AVAILABLE DATA |
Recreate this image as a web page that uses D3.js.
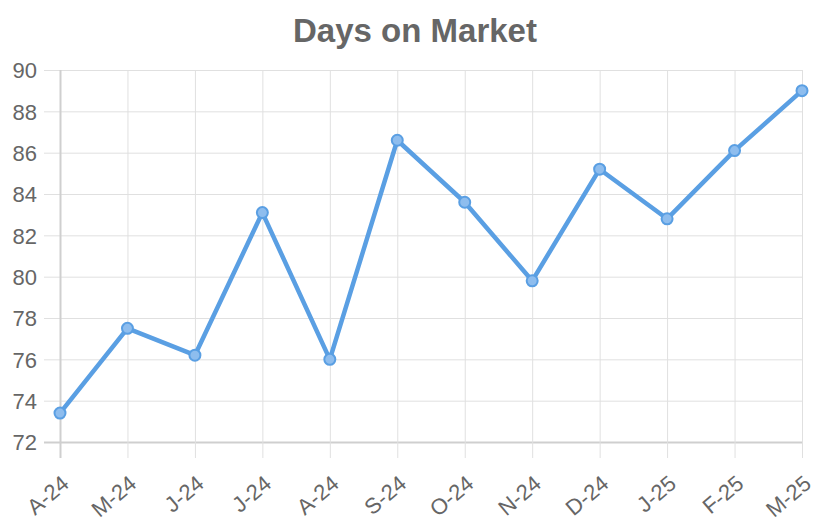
<!DOCTYPE html>
<html>
<head>
<meta charset="utf-8">
<script src="https://cdn.jsdelivr.net/npm/d3@7"></script>
<style>
  body { margin: 0; background: #fff; }
  text { font-family: "Liberation Sans", Helvetica, Arial, sans-serif; }
</style>
</head>
<body>
<div id="chart-area"></div>
<script>
const months = ["A-24", "M-24", "J-24", "J-24", "A-24", "S-24", "O-24", "N-24", "D-24", "J-25", "F-25", "M-25"];
const days = [73.4, 77.5, 76.2, 83.1, 76.0, 86.6, 83.6, 79.8, 85.2, 82.8, 86.1, 89.0];
const yTicks = [72, 74, 76, 78, 80, 82, 84, 86, 88, 90];

const SVG_WIDTH = 826;
const SVG_HEIGHT = 532;
const margin = { left: 60, right: 24, top: 70, bottom: 90 };
const width = SVG_WIDTH - margin.left - margin.right;
const height = SVG_HEIGHT - margin.top - margin.bottom;

const svg = d3.select("#chart-area").append("svg")
    .attr("width", SVG_WIDTH).attr("height", SVG_HEIGHT);

svg.append("text")
    .attr("x", 415).attr("y", 42)
    .attr("text-anchor", "middle")
    .attr("font-size", "33px").attr("font-weight", "bold")
    .style("fill", "#666")
    .text("Days on Market");

const group = svg.append("g").attr("transform", `translate(${margin.left},${margin.top})`);

const x = d3.scalePoint().domain(d3.range(months.length)).range([0, width]);
const y = d3.scaleLinear().domain([72, 90]).range([height, 0]);

// horizontal grid + y labels
const yAxis = d3.axisLeft(y).tickValues(yTicks).tickSize(0);
const yg = group.append("g").call(yAxis);
yg.select(".domain").remove();
yg.selectAll("line").attr("x1", -16).attr("x2", width)
    .attr("stroke", d => d === 72 ? "#cfcfcf" : "#e0e0e0")
    .attr("stroke-width", d => d === 72 ? 2 : 1);
yg.selectAll("text").attr("font-size", "22px").style("fill", "#666").attr("x", -23).attr("dy", "0.35em");

// vertical grid + x labels
const xAxis = d3.axisBottom(x).tickSize(0).tickFormat(i => months[i]);
const xg = group.append("g").attr("transform", `translate(0,${height})`).call(xAxis);
xg.select(".domain").remove();
xg.selectAll(".tick line").attr("y1", -height).attr("y2", 16)
    .attr("stroke", (d, i) => i === 0 ? "#cfcfcf" : "#e0e0e0")
    .attr("stroke-width", (d, i) => i === 0 ? 2 : 1);
xg.selectAll("text")
    .attr("font-size", "22px").style("fill", "#666")
    .attr("text-anchor", "end")
    .attr("x", 0).attr("y", 0).attr("dy", 0)
    .attr("transform", "translate(10,44) rotate(-40)");

const line = d3.line().x((d, i) => x(i)).y(d => y(d));
group.append("path").datum(days)
    .attr("fill", "none")
    .attr("stroke", "#5a9fe3")
    .attr("stroke-width", 4.5)
    .attr("stroke-linejoin", "round")
    .attr("d", line);

group.selectAll("circle").data(days).enter().append("circle")
    .attr("cx", (d, i) => x(i))
    .attr("cy", d => y(d))
    .attr("r", 5.5)
    .attr("fill", "#8ebdee")
    .attr("stroke", "#5a9fe3")
    .attr("stroke-width", 2);
</script>
</body>
</html>
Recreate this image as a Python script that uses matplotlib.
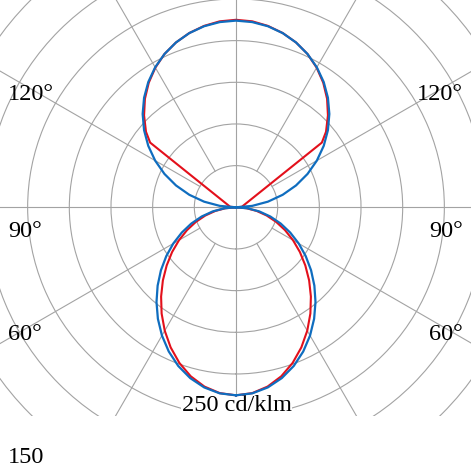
import numpy as np
import matplotlib.pyplot as plt
from matplotlib.patches import Rectangle

# luminous intensity (cd/klm), gamma measured from nadir, symmetric about the vertical
gamma_blue = list(range(0, 185, 5))
blue = [225.6, 224.1, 219.5, 212.2, 202.6, 190.9, 177.7, 163.4, 148.4, 133.0,
        117.6, 102.1, 86.9, 71.8, 57.1, 42.6, 28.3, 14.1, 0.0,
        19.5, 38.9, 58.0, 76.6, 94.7, 112.0, 128.5, 144.0, 158.4, 171.6,
        183.5, 194.0, 203.0, 210.5, 216.4, 220.6, 223.1, 224.0]

gamma_red = list(range(0, 95, 5)) + [95, 127] + list(range(130, 185, 5))
red = [225.6, 223.8, 218.4, 209.9, 198.7, 185.5, 171.0, 155.6, 139.8, 124.1,
       108.6, 93.6, 79.0, 64.9, 51.3, 38.1, 25.2, 12.6, 0.0,
       7.0, 129.0,
       141.0, 156.0, 170.0, 182.5, 193.5, 203.0, 210.5, 216.5, 221.0, 224.0, 225.0]

rings = [50, 100, 150, 200, 250, 300, 350]
spokes_full = [0, 90, 180, 270]
spokes_part = [30, 60, 120, 150, 210, 240, 300, 330]
scale_label = "250 cd/klm"

RED = "#e3101b"
BLUE = "#0f6dbf"
GRID = "#a3a3a3"


def mirror(g, v):
    g = np.asarray(g, float)
    v = np.asarray(v, float)
    th = np.concatenate([g, 360 - g[::-1]])
    return np.radians(th), np.concatenate([v, v[::-1]])


W = H = 471
cx, cy = 236, 207.3          # pole position in pixels (from top-left)
px_per_unit = 41.67 / 50
rmax = 360
R = rmax * px_per_unit

fig = plt.figure(figsize=(W / 100, H / 100), dpi=100)
ax = fig.add_axes([(cx - R) / W, (H - cy - R) / H, 2 * R / W, 2 * R / H],
                  projection="polar")
ax.set_theta_zero_location("S")
ax.set_ylim(0, rmax)
ax.set_rticks(rings)
ax.set_yticklabels([])
ax.set_thetagrids([])
ax.grid(True, axis="y", color=GRID, lw=0.8)
ax.set_axisbelow(True)
ax.spines["polar"].set_visible(False)
ax.patch.set_alpha(0)

for s in spokes_full:
    ax.plot([np.radians(s)] * 2, [0, rmax], color=GRID, lw=0.8, zorder=1)
for s in spokes_part:
    ax.plot([np.radians(s)] * 2, [50, rmax], color=GRID, lw=0.8, zorder=1)

th, r = mirror(gamma_red, red)
ax.plot(th, r, color=RED, lw=1.5, zorder=3)
th, r = mirror(gamma_blue, blue)
ax.plot(th, r, color=BLUE, lw=1.6, zorder=4)

ax.text(236.5 / W, 1 - 411 / H, scale_label, transform=fig.transFigure,
        ha="center", va="baseline", fontsize=17.5, family="Liberation Serif",
        zorder=2, bbox=dict(facecolor="white", edgecolor="none", pad=0.5))

# blank strip under the diagram
fig.add_artist(Rectangle((0, 0), 1, (H - 416) / H, transform=fig.transFigure,
                         facecolor="white", edgecolor="none", zorder=1))

lab = dict(fontsize=17.5, family="Liberation Serif", va="baseline", zorder=3)
for txt, y in [("120°", 100), ("90°", 236.7), ("60°", 340)]:
    fig.text(8 / W, 1 - y / H, txt, ha="left", **lab)
    fig.text(463 / W, 1 - y / H, txt, ha="right", **lab)
fig.text(8 / W, 1 - 463 / H, "150", ha="left", **lab)

fig.savefig("out.png", dpi=100)
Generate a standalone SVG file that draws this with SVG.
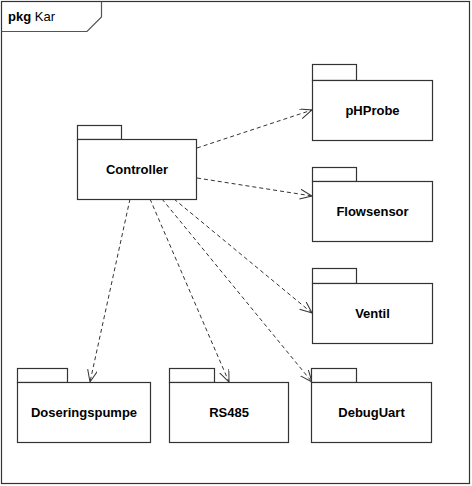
<svg xmlns="http://www.w3.org/2000/svg" width="472" height="486" viewBox="0 0 472 486">
<defs>
<style>
.frame{fill:#fff;stroke:#333;stroke-width:1.2}
.pk{fill:#fff;stroke:#333;stroke-width:1.2}
.lbl{font-family:"Liberation Sans",Arial,sans-serif;font-size:13px;font-weight:bold;fill:#000;text-anchor:middle}
.dep{fill:none;stroke:#333;stroke-width:1;stroke-dasharray:4,3}
</style>
<marker id="open" markerWidth="14" markerHeight="12" refX="12" refY="5" orient="auto" markerUnits="userSpaceOnUse">
<path d="M0,0 L12,5 L0,10" fill="none" stroke="#333" stroke-width="1"/>
</marker>
</defs>
<rect width="472" height="486" fill="#fff"/>
<g id="frame">
<rect class="frame" x="1.5" y="1.5" width="468" height="482"/>
<path d="M1.5,31.5 H87 L101.5,17 V1.5" fill="none" stroke="#555" stroke-width="1.2"/>
<text x="8" y="21" font-family="Liberation Sans,Arial,sans-serif" font-size="13" fill="#000"><tspan font-weight="bold">pkg</tspan> Kar</text>
</g>
<g id="connectors">
<line class="dep" x1="197" y1="148" x2="312" y2="110" marker-end="url(#open)"/>
<line class="dep" x1="197" y1="178" x2="312" y2="196" marker-end="url(#open)"/>
<line class="dep" x1="174" y1="199" x2="312" y2="313" marker-end="url(#open)"/>
<line class="dep" x1="130" y1="199" x2="90" y2="382" marker-end="url(#open)"/>
<line class="dep" x1="150" y1="199" x2="229" y2="382" marker-end="url(#open)"/>
<line class="dep" x1="162" y1="199" x2="312" y2="382" marker-end="url(#open)"/>
</g>
<g id="Controller">
<rect class="pk" x="77.5" y="125.5" width="44" height="14"/>
<rect class="pk" x="77.5" y="139.5" width="119" height="60"/>
<text class="lbl" x="137" y="174">Controller</text>
</g>
<g id="pHProbe">
<rect class="pk" x="312.5" y="64.5" width="44" height="16"/>
<rect class="pk" x="312.5" y="80.5" width="120" height="60"/>
<text class="lbl" x="372.5" y="115">pHProbe</text>
</g>
<g id="Flowsensor">
<rect class="pk" x="312.5" y="167.5" width="44" height="14"/>
<rect class="pk" x="312.5" y="181.5" width="120" height="60"/>
<text class="lbl" x="372.5" y="216">Flowsensor</text>
</g>
<g id="Ventil">
<rect class="pk" x="312.5" y="268.5" width="44" height="15"/>
<rect class="pk" x="312.5" y="283.5" width="120" height="60"/>
<text class="lbl" x="372.5" y="318">Ventil</text>
</g>
<g id="Doseringspumpe">
<rect class="pk" x="17.5" y="368.5" width="50" height="14"/>
<rect class="pk" x="17.5" y="382.5" width="133" height="60"/>
<text class="lbl" x="84" y="417">Doseringspumpe</text>
</g>
<g id="RS485">
<rect class="pk" x="169.5" y="368.5" width="45" height="14"/>
<rect class="pk" x="169.5" y="382.5" width="119" height="60"/>
<text class="lbl" x="229" y="417">RS485</text>
</g>
<g id="DebugUart">
<rect class="pk" x="311.5" y="368.5" width="45" height="14"/>
<rect class="pk" x="311.5" y="382.5" width="120" height="60"/>
<text class="lbl" x="371.5" y="417">DebugUart</text>
</g>
</svg>
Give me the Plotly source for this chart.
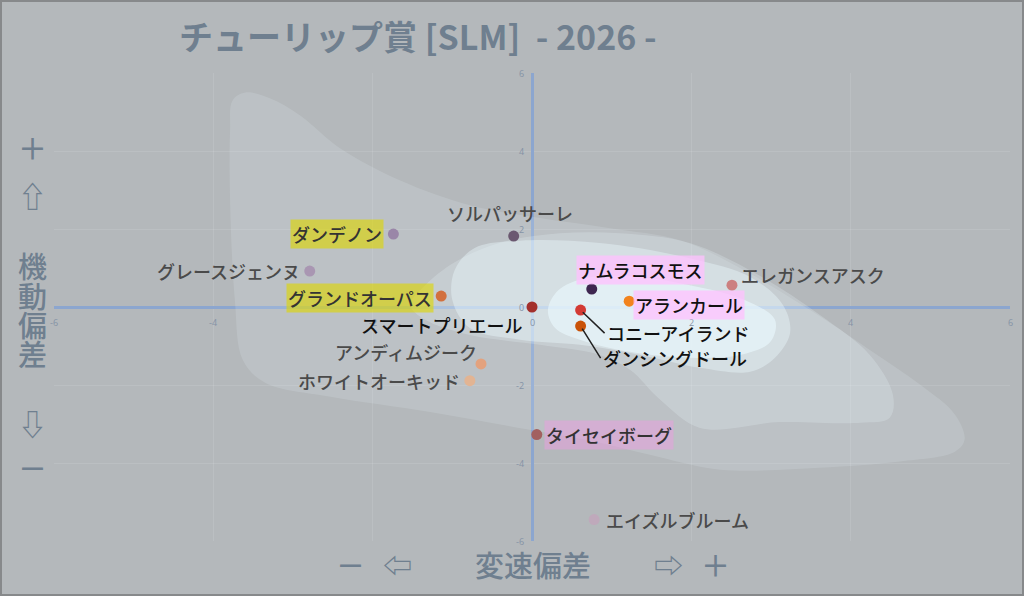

WHAT YOU SHOULD DO | Transcribe only the lines from the line holding "Recreate this image as a Python" through the line holding "return np.radians(th), np.concatenate([v, v[::-1]])", inclusive, without any of the pictures.

REPLY |
Recreate this image as a Python script that uses matplotlib.
import numpy as np
import matplotlib.pyplot as plt
from matplotlib.patches import Rectangle

# luminous intensity (cd/klm), gamma measured from nadir, symmetric about the vertical
gamma_blue = list(range(0, 185, 5))
blue = [225.6, 224.1, 219.5, 212.2, 202.6, 190.9, 177.7, 163.4, 148.4, 133.0,
        117.6, 102.1, 86.9, 71.8, 57.1, 42.6, 28.3, 14.1, 0.0,
        19.5, 38.9, 58.0, 76.6, 94.7, 112.0, 128.5, 144.0, 158.4, 171.6,
        183.5, 194.0, 203.0, 210.5, 216.4, 220.6, 223.1, 224.0]

gamma_red = list(range(0, 95, 5)) + [95, 127] + list(range(130, 185, 5))
red = [225.6, 223.8, 218.4, 209.9, 198.7, 185.5, 171.0, 155.6, 139.8, 124.1,
       108.6, 93.6, 79.0, 64.9, 51.3, 38.1, 25.2, 12.6, 0.0,
       7.0, 129.0,
       141.0, 156.0, 170.0, 182.5, 193.5, 203.0, 210.5, 216.5, 221.0, 224.0, 225.0]

rings = [50, 100, 150, 200, 250, 300, 350]
spokes_full = [0, 90, 180, 270]
spokes_part = [30, 60, 120, 150, 210, 240, 300, 330]
scale_label = "250 cd/klm"

RED = "#e3101b"
BLUE = "#0f6dbf"
GRID = "#a3a3a3"


def mirror(g, v):
    g = np.asarray(g, float)
    v = np.asarray(v, float)
    th = np.concatenate([g, 360 - g[::-1]])
    return np.radians(th), np.concatenate([v, v[::-1]])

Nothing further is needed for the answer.